On 13 April 2005 PC James-Bowen was cleared at a Police Misconduct Tribunal held at Woolwich Crown Court. Metropolitan Police Commander Andre Baker, the President of the Tribunal, stated that PC James-Bowen should be ‘commended, not castigated... for his great bravery’ in arresting Babar Ahmad.[23]
On 18 March 2009, Babar Ahmad was awarded £60,000 compensation at the High Court in London after the Metropolitan Police Commissioner Sir Paul Stephenson admitted that he had been the victim of a ‘serious, gratuitous and prolonged attack.’[24]
On 26 March 2009, Mayor of London Boris Johnson announced an inquiry into the Babar Ahmad case with external judicial oversight by retired judge Sir Geoffrey Grigson, to report back to the Metropolitan Police Authority.[25][26]-
On 3 November 2009, following his acquittal in a separate racial abuse trial, 42-year old PC Mark Jones of 1 Area TSG was named as being involved with the attack on Babar Ahmad.[27][28] The Director of Public Prosecutions, Keir Starmer QC, announced that he was taking the case ‘very seriously’ whilst considering whether to prosecute PC Jones and the other officers involved in the alleged assault on Babar Ahmad.[29]
In August 2010 it was announced that Police constables Nigel Cowley, John Donohue, Roderick James-Bowen and Mark Jones would be prosecuted for their part in the alleged assault on Babar Ahmad.[30] The trial began on Tuesday 03 May 2011 at Southwark Crown Court, London.[31] On 3 June 2011 they were found not guilty.[32] A recording from an MI5 bug in Ahmad's home did not include any screams of agony and that no officers could be heard mocking Ahmad's faith.[33]
On 3 February 2008, the British newspaper The Sunday Times reported in 2008 that UK anti-terrorist police had covertly bugged prison visits between Babar Ahmad and his local MP, Sadiq Khan, Member of Parliament for Tooting. The bugged conversations took place at HM Prison Woodhill in May 2005 and June 2006.[5]
This information was reportedly leaked to the press by Detective Constable Mark Kearney, the police intelligence officer who conducted the covert surveillance of the visits, in alleged contravention of the Wilson Doctrine that banned Government surveillance of politicians in 1966.[34]
Following widespread international media coverage of the revelation, the previous Secretary of State for Justice, Jack Straw MP, announced in Parliament the day after the article was published that he had asked a retired High Court judge, Sir Christopher Rose, to conduct an official inquiry into the affair.[35]

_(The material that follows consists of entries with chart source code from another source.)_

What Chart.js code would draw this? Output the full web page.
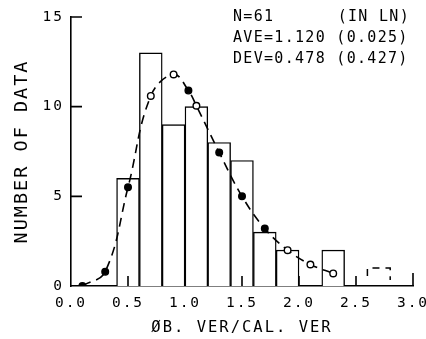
<!DOCTYPE html>
<html>
<head>
<meta charset="utf-8">
<script src="https://cdn.jsdelivr.net/npm/chart.js@4"></script>
<style>
  html, body { margin: 0; padding: 0; background: #fff; }
  #wrap { width: 426px; height: 339px; position: relative; }
</style>
</head>
<body>
<div id="wrap"><canvas id="chartHist"></canvas></div>
<script>
// histogram bins (bin centres, width 0.2)
const binCenters = [0.5, 0.7, 0.9, 1.1, 1.3, 1.5, 1.7, 1.9, 2.1, 2.3];
const binCounts  = [6, 13, 9, 10, 8, 7, 3, 2, 0, 2];
// the dashed (out of range) bin
const dashCenters = [2.7];
const dashCounts  = [1];
// fitted log-normal curve
const curveX = [0.1, 0.3, 0.5, 0.7, 0.9, 1.03, 1.1, 1.3, 1.5, 1.7, 1.9, 2.1, 2.3];
const curveY = [0, 0.8, 5.5, 10.6, 11.8, 10.9, 10.05, 7.45, 5.0, 3.2, 2.0, 1.2, 0.7];
const curveFilled = [true, true, true, false, false, true, false, true, true, true, false, false, false];
// tick values
const xTicks = [0, 0.5, 1.0, 1.5, 2.0, 2.5, 3.0];
const yTicks = [0, 5, 10, 15];
const statLines = ['AVE=1.120 (0.025)', 'DEV=0.478 (0.427)'];

const FONT = '"DejaVu Sans Mono", monospace';

// draws inward tick marks, the dashed bin and the statistics text
const extras = {
    id: 'extras',
    beforeDraw(chart) {
        chart.ctx.letterSpacing = '2px';
    },
    afterDatasetsDraw(chart) {
        const ctx = chart.ctx;
        const meta = chart.getDatasetMeta(1);
        ctx.save();
        ctx.strokeStyle = '#000';
        ctx.lineWidth = 1.5;
        ctx.setLineDash([7, 6]);
        meta.data.forEach(bar => {
            const l = bar.x - bar.width / 2, r = bar.x + bar.width / 2;
            ctx.beginPath();
            ctx.moveTo(l, bar.base - 10);
            ctx.lineTo(l, bar.y);
            ctx.lineTo(r, bar.y);
            ctx.lineTo(r, bar.base - 6);
            ctx.stroke();
        });
        ctx.restore();
    },
    afterDraw(chart) {
        const ctx = chart.ctx;
        const xs = chart.scales.x, ys = chart.scales.y;
        const area = chart.chartArea;
        ctx.save();
        ctx.strokeStyle = '#000';
        ctx.lineWidth = 1.6;
        ctx.beginPath();
        xTicks.forEach(v => {
            if (v === 0) return;
            const px = xs.getPixelForValue(v);
            ctx.moveTo(px, area.bottom);
            ctx.lineTo(px, area.bottom - (v === 3.0 ? 13 : 10));
        });
        yTicks.forEach(v => {
            if (v === 0) return;
            const py = ys.getPixelForValue(v);
            ctx.moveTo(area.left, py);
            ctx.lineTo(area.left + 11, py);
        });
        ctx.stroke();

        ctx.fillStyle = '#000';
        ctx.font = '15px ' + FONT;
        ctx.letterSpacing = '1.3px';
        ctx.textBaseline = 'middle';
        ctx.textAlign = 'left';
        ctx.fillText('N=61', 233, 17);
        statLines.forEach((s, i) => ctx.fillText(s, 233, 38 + i * 21));
        ctx.textAlign = 'right';
        ctx.fillText('(IN LN)', 410, 17);
        ctx.restore();
    }
};

new Chart(document.getElementById('chartHist').getContext('2d'), {
    type: 'bar',
    data: {
        datasets: [
            { label: 'Number of data', data: binCenters.map((x, i) => ({ x: x, y: binCounts[i] })),
              backgroundColor: '#fff', borderColor: '#000', borderWidth: 1.4,
              barPercentage: 1, categoryPercentage: 1, grouped: false, order: 2 },
            { label: 'Out of range', data: dashCenters.map((x, i) => ({ x: x, y: dashCounts[i] })),
              backgroundColor: 'rgba(0,0,0,0)', borderWidth: 0,
              barPercentage: 1, categoryPercentage: 1, grouped: false, order: 3 },
            { type: 'line', label: 'Log-normal', data: curveX.map((x, i) => ({ x: x, y: curveY[i] })),
              borderColor: '#000', borderWidth: 1.6, borderDash: [9, 6], tension: 0.4, fill: false,
              pointRadius: 3.3, pointBorderWidth: 1.4, pointBorderColor: '#000',
              pointBackgroundColor: curveFilled.map(f => f ? '#000' : '#fff'), order: 1 }
        ]
    },
    options: {
        responsive: true,
        maintainAspectRatio: false,
        animation: false,
        layout: { padding: { top: 17, right: 13, bottom: 0, left: 0 } },
        plugins: { legend: { display: false }, tooltip: { enabled: false } },
        scales: {
            x: {
                type: 'linear', min: 0, max: 3, offset: false,
                grid: { display: false, drawTicks: false },
                border: { display: true, color: '#000', width: 1.6 },
                afterBuildTicks: s => { s.ticks = xTicks.map(v => ({ value: v })); },
                ticks: { color: '#000', padding: 9, maxRotation: 0, autoSkip: false,
                         font: { family: FONT, size: 14.5 }, callback: v => v.toFixed(1) },
                title: { display: true, text: 'ØB. VER/CAL. VER', color: '#000',
                         font: { family: FONT, size: 15.5, lineHeight: 1 }, padding: { top: 0, bottom: 3 } },
                afterFit: s => { s.height = 53; s.paddingLeft = 0; s.paddingRight = 0; }
            },
            y: {
                min: 0, max: 15,
                grid: { display: false, drawTicks: false },
                border: { display: true, color: '#000', width: 1.6 },
                afterBuildTicks: s => { s.ticks = yTicks.map(v => ({ value: v })); },
                ticks: { color: '#000', padding: 7, font: { family: FONT, size: 14.5 } },
                title: { display: true, text: 'NUMBER OF DATA', color: '#000',
                         font: { family: FONT, size: 18.5, lineHeight: 1 }, padding: { top: 13, bottom: 0 } },
                afterFit: s => { s.width = 71; s.paddingTop = 0; s.paddingBottom = 0; }
            }
        }
    },
    plugins: [extras]
});
</script>
</body>
</html>
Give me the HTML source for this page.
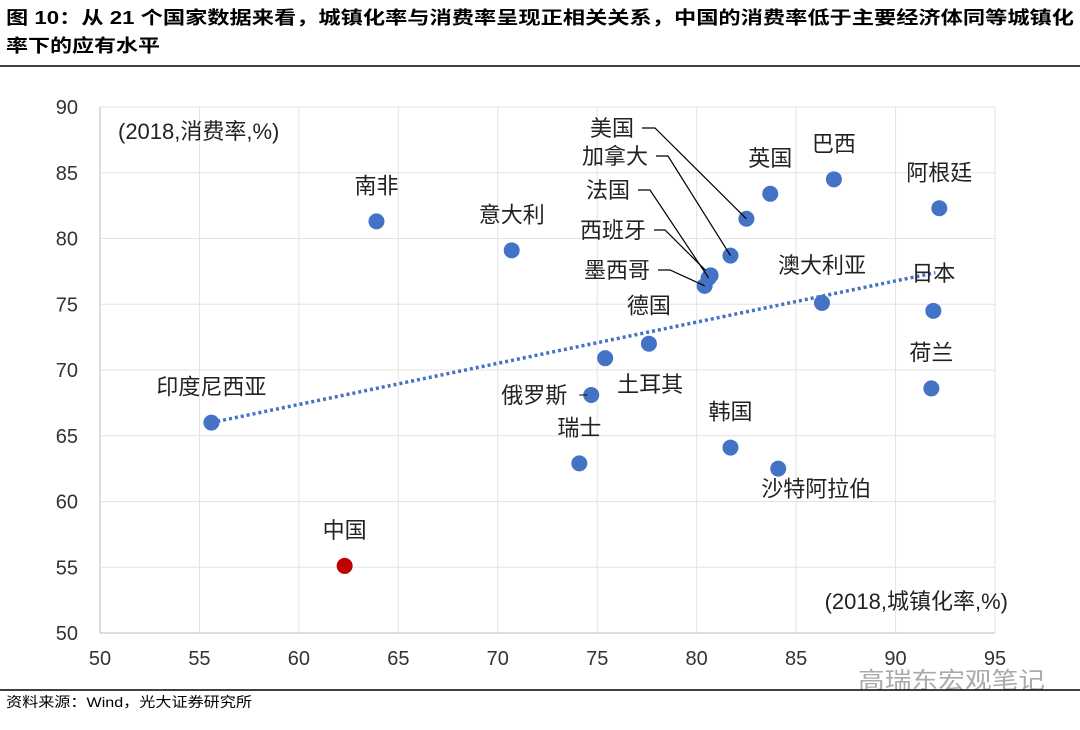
<!DOCTYPE html>
<html><head><meta charset="utf-8"><style>
body{margin:0;background:#fff;font-family:"Liberation Sans","Noto Sans CJK SC",sans-serif}
</style></head><body>
<svg width="1080" height="725" xmlns="http://www.w3.org/2000/svg" font-family="Liberation Sans, Noto Sans CJK SC, sans-serif">
<text x="6" y="24" font-size="18" font-weight="bold" textLength="1068" lengthAdjust="spacingAndGlyphs">图 10：从 21 个国家数据来看，城镇化率与消费率呈现正相关关系，中国的消费率低于主要经济体同等城镇化</text>
<text x="6" y="52" font-size="18" font-weight="bold" textLength="154" lengthAdjust="spacingAndGlyphs">率下的应有水平</text>
<line x1="0" y1="66" x2="1080" y2="66" stroke="#000" stroke-width="1.5"/>
<g id="grid"></g>
<g id="ticks"></g>
<g id="marks"></g>
<text x="118" y="139" font-size="22" fill="#222">(2018,消费率,%)</text>
<text x="1008" y="609" font-size="22" fill="#222" text-anchor="end">(2018,城镇化率,%)</text>
<text x="858" y="688" font-size="23" fill="#aaa" textLength="187" lengthAdjust="spacingAndGlyphs">高瑞东宏观笔记</text>
<line x1="0" y1="690" x2="1080" y2="690" stroke="#000" stroke-width="1.5"/>
<text x="6" y="707" font-size="14" textLength="246" lengthAdjust="spacingAndGlyphs">资料来源：Wind，光大证券研究所</text>
</svg>
<script>
const countries=["南非","意大利","印度尼西亚","中国","瑞士","俄罗斯","土耳其","德国","墨西哥","西班牙","法国","加拿大","美国","英国","巴西","澳大利亚","阿根廷","日本","荷兰","韩国","沙特阿拉伯"];
const urbanization=[63.9,70.7,55.6,62.3,74.1,74.7,75.4,77.6,80.4,80.7,80.6,81.7,82.5,83.7,86.9,86.3,92.2,91.9,91.8,81.7,84.1];
const consumption=[81.3,79.1,66.0,55.1,62.9,68.1,70.9,72.0,76.4,77.2,77.0,78.7,81.5,83.4,84.5,75.1,82.3,74.5,68.6,64.1,62.5];
const trendX=[55.6,92.0];
const trendY=[66.0,77.4];
const xTicks=[50,55,60,65,70,75,80,85,90,95];
const yTicks=[50,55,60,65,70,75,80,85,90];
const xs=v=>100+(v-50)*(895/45);
const ys=v=>633-(v-50)*(526/40);
const NS="http://www.w3.org/2000/svg";
function mk(t,a,p){const e=document.createElementNS(NS,t);for(const k in a)e.setAttribute(k,a[k]);p.appendChild(e);return e;}
const grid=document.getElementById('grid'),ticks=document.getElementById('ticks'),marks=document.getElementById('marks');
xTicks.forEach(v=>{const l=mk('line',{x1:xs(v),x2:xs(v),y1:ys(90),y2:ys(50),stroke:v==50?'#bbb':'#e3e3e3'},grid);

const t=mk('text',{x:xs(v),y:ys(50)+32,'font-size':20,'text-anchor':'middle',fill:'#333'},ticks);t.textContent=v;
});
yTicks.forEach(v=>{const l=mk('line',{x1:xs(50),x2:xs(95),y1:ys(v),y2:ys(v),stroke:v==50?'#bbb':'#e3e3e3'},grid);

const t=mk('text',{x:78,y:ys(v)+7,'font-size':20,'text-anchor':'end',fill:'#333'},ticks);t.textContent=v;
});
const tl=mk('line',{x1:xs(trendX[0]),y1:ys(trendY[0]),x2:xs(trendX[1]),y2:ys(trendY[1]),stroke:'#4472c4','stroke-width':3.5,'stroke-dasharray':'3 3'},marks);

const lab={"南非":[0,-28],"意大利":[0,-28],"印度尼西亚":[0,-28],"中国":[0,-28],"瑞士":[0,-28],"俄罗斯":[-24,8,'e'],"土耳其":[45,34],"德国":[0,-30],"澳大利亚":[0,-30],"阿根廷":[0,-28],"日本":[0,-30],"荷兰":[0,-28],"韩国":[0,-28],"沙特阿拉伯":[38,28],"英国":[0,-28],"巴西":[0,-28]};
const leader={"美国":[634,136,655],"加拿大":[648,164,668],"法国":[630,198,650],"西班牙":[646,238,665],"墨西哥":[650,278,670]};
countries.forEach((c,i)=>{const cx=xs(urbanization[i]),cy=ys(consumption[i]);
const d=mk('circle',{cx,cy,r:8,fill:c=="中国"?'#c00000':'#4472c4'},marks);

let t;
if(leader[c]){const L=leader[c];
const p=mk('polyline',{points:`${L[0]+8},${L[1]-8} ${L[2]},${L[1]-8} ${cx},${cy}`,fill:'none',stroke:'#000','stroke-width':1.2},marks);

t=mk('text',{x:L[0],y:L[1],'font-size':22,'text-anchor':'end',fill:'#222'},marks);}
else{const o=lab[c];t=mk('text',{x:cx+o[0],y:cy+o[1],'font-size':22,'text-anchor':o[2]=='e'?'end':'middle',fill:'#222'},marks);
if(c=="俄罗斯"){const p=mk('line',{x1:cx-12,y1:cy,x2:cx-4,y2:cy,stroke:'#000'},marks);}}
t.textContent=c;});
</script>
</body></html>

The Rose Inquiry reported back to the House of Commons later in February 2008, stating that the police had done nothing wrong, causing some commentators to dismiss the report as a whitewash.[36][37]
In June 2011, the Houses of Parliament, Joint Committee on Human Rights urged the UK government to change the law so that Babar Ahmad’s perpetual threat of extradition is ended without further delay. Since all of the allegations against Babar Ahmad are said to have taken place in the UK, an e-poll was set up (needing 100,000 signatures) to call upon the British Government to put him on trial in the UK and support British Justice for British Citizens; the e-petition reached its 100,000 signature goal as of November 2, 2011. The e-petition closed on November 10, 2011 with 140,359 signatures.[38]